In 1957, the first TVR (pre-Grantura) “Coupés” were derived from this chassis, built in six examples, three of which were roadsters. Unlike the Jomars, these cars are equipped with Girling brakes and Dunlop wheels. The engines are Coventry Climax with an MGA gearbox.

The TVR Grantura as we know it was introduced in 1958. It is built on the tubular chassis of the Jomar, characterized by a particularly stiff suspension that is ill-suited to road use. The car offers a choice of engines: 1.2-liter Coventry Climax FWE with MGA gearbox (modifiable with level 2 or 3 kits), 1.2-liter Ford 100 E side-valve with or without Shorrock compressor, and 1.5-liter MGA. Many elements are borrowed from production models: BMC B-Series differential, Ford steering box, Ford Consul windscreen.

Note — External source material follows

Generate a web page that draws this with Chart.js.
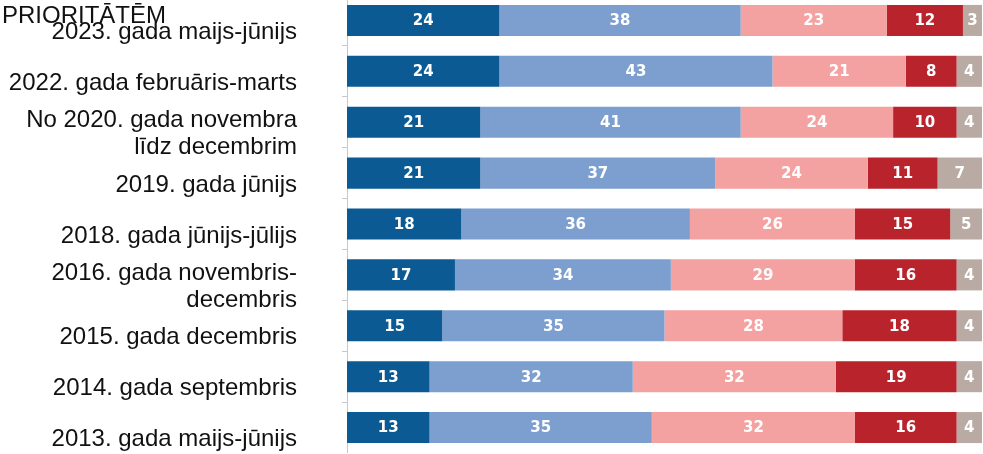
<!DOCTYPE html>
<html>
<head>
<meta charset="utf-8">
<script src="https://cdn.jsdelivr.net/npm/chart.js@4.4.0/dist/chart.umd.min.js"></script>
<style>
  html, body { margin: 0; padding: 0; background: #fff; overflow: hidden; }
  #wrap { position: absolute; left: 0; top: -5px; width: 983px; height: 458px; }
  #title { position: absolute; left: 2px; top: 1px; font: 24px "Liberation Sans", Arial, sans-serif; color: #111; z-index: 2; }
</style>
</head>
<body>
<div id="title">PRIORITĀTĒM</div>
<div id="wrap"><canvas id="chart"></canvas></div>
<script>
// aptaujas periodi (no augšas uz leju)
const periods = [
  '2023. gada maijs-jūnijs',
  '2022. gada februāris-marts',
  ['No 2020. gada novembra', 'līdz decembrim'],
  '2019. gada jūnijs',
  '2018. gada jūnijs-jūlijs',
  ['2016. gada novembris-', 'decembris'],
  '2015. gada decembris',
  '2014. gada septembris',
  '2013. gada maijs-jūnijs'
];

// procenti pa atbilžu grupām
const darkBlue  = [24, 24, 21, 21, 18, 17, 15, 13, 13];
const lightBlue = [38, 43, 41, 37, 36, 34, 35, 32, 35];
const lightRed  = [23, 21, 24, 24, 26, 29, 28, 32, 32];
const darkRed   = [12, 8, 10, 11, 15, 16, 18, 19, 16];
const noAnswer  = [3, 4, 4, 7, 5, 4, 4, 4, 4];

const xTicks = [0, 100];

// skaitļi segmentu vidū
const segmentLabels = {
  id: 'segmentLabels',
  afterDatasetsDraw(chart) {
    const ctx = chart.ctx;
    ctx.save();
    ctx.font = 'bold 15px "DejaVu Sans", Verdana, sans-serif';
    ctx.fillStyle = '#ffffff';
    ctx.textAlign = 'center';
    ctx.textBaseline = 'middle';
    chart.data.datasets.forEach((ds, i) => {
      chart.getDatasetMeta(i).data.forEach((bar, j) => {
        const p = bar.getProps(['x', 'y', 'base'], true);
        ctx.fillText(ds.data[j], (p.x + p.base) / 2, p.y + 1);
      });
    });
    ctx.restore();
  }
};

function renderChart(chartElementId) {
  const ctx = document.getElementById(chartElementId).getContext('2d');
  const common = { barPercentage: 0.61, categoryPercentage: 1, borderWidth: 0 };
  new Chart(ctx, {
    type: 'bar',
    data: {
      labels: periods,
      datasets: [
        { label: 'a', data: darkBlue, backgroundColor: '#0b5a93', ...common },
        { label: 'b', data: lightBlue, backgroundColor: '#7d9fcf', ...common },
        { label: 'c', data: lightRed, backgroundColor: '#f4a2a1', ...common },
        { label: 'd', data: darkRed, backgroundColor: '#b8232c', ...common },
        { label: 'e', data: noAnswer, backgroundColor: '#b9aba3', ...common },
      ],
    },
    options: {
      indexAxis: 'y',
      responsive: true,
      maintainAspectRatio: false,
      animation: false,
      layout: { padding: { left: 0, right: 1, top: 0, bottom: 0 } },
      plugins: { legend: { display: false }, tooltip: { enabled: false } },
      scales: {
        x: {
          stacked: true,
          display: false,
          min: xTicks[0],
          max: xTicks[1],
        },
        y: {
          stacked: true,
          afterFit(scale) {
            scale.width = 347;
            scale.paddingTop = 0;
            scale.paddingBottom = 0;
          },
          border: { display: true, color: '#c8c8c8', width: 1 },
          grid: { display: true, drawOnChartArea: false, offset: true, tickLength: 5, color: '#c8c8c8' },
          ticks: {
            autoSkip: false,
            padding: 45,
            labelOffset: 12,
            color: '#111',
            font: { family: '"Liberation Sans", Arial, sans-serif', size: 24, lineHeight: 1.125 },
          },
        },
      },
    },
    plugins: [segmentLabels],
  });
}

renderChart('chart');
</script>
</body>
</html>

The Grantura’s polyester body design is quite original. Although it evolved over time, this curious shape remained the basis of TVR models until the 1970s. The car’s very short wheelbase and minimal overhangs (the car doesn’t exceed 3.50 meters) limit the styling exercise, resulting in a streamlined profile and a surprising rear end. The Grantura also features a panoramic rear window in Perspex (transparent plastic) and a closed fastback stern, with the spare wheel accessible only from the inside. The narrowness of the doors also makes getting on board rather tricky.

However, the TVR Grantura has excellent roadholding, thanks to its dry suspension, featherweight of 660 kilos and low ground clearance. It is equipped with generously-sized Girling drum brakes (similar to those fitted to the Austin Healey 100-Six) and Dunlop spoke wheels identical to those on the Healey. Handmade, it can be virtually customized. However, production could not keep up with demand, causing financial problems for TVR, and only one hundred examples of the Mk I were made.

The Grantura evolved somewhat in 1960, becoming Mk II. The changes were mainly mechanical, with most cars receiving the MGA’s 1588 cm³, 80 hp engine. The bodywork has also undergone minor alterations, with redesigned rear wings.

At the beginning of 1961, the Mk II A saw further improvements, the main one being the installation of Girling disc brakes as standard. The engines on offer are the 1.3-liter Ford Classic, the 1.2-liter 83hp Coventry Climax FWE, or the 1622cc engine from the MGA Mk II, the latter of which can be fitted with the HRG-Derrington aluminum cross-flow cylinder head. The car reaches 160 km/h. The Mk II and Mk IIA were the great commercial successes of the Grantura generation, selling 400 units.

After a prolonged period of inactivity, the vehicle was restored by its previous German owner between 2012 and 2013. The body has been repainted in its original Racing Green color, and the interior has been completely redone. Seats, rear window, sunroof, tires and many small parts have been replaced, as has the electrical system. Technically, everything is fully functional and original. The 1,500 cm³ Ford Pre-Crossflow engine develops 64 hp, works perfectly and emits a superb, throaty sound.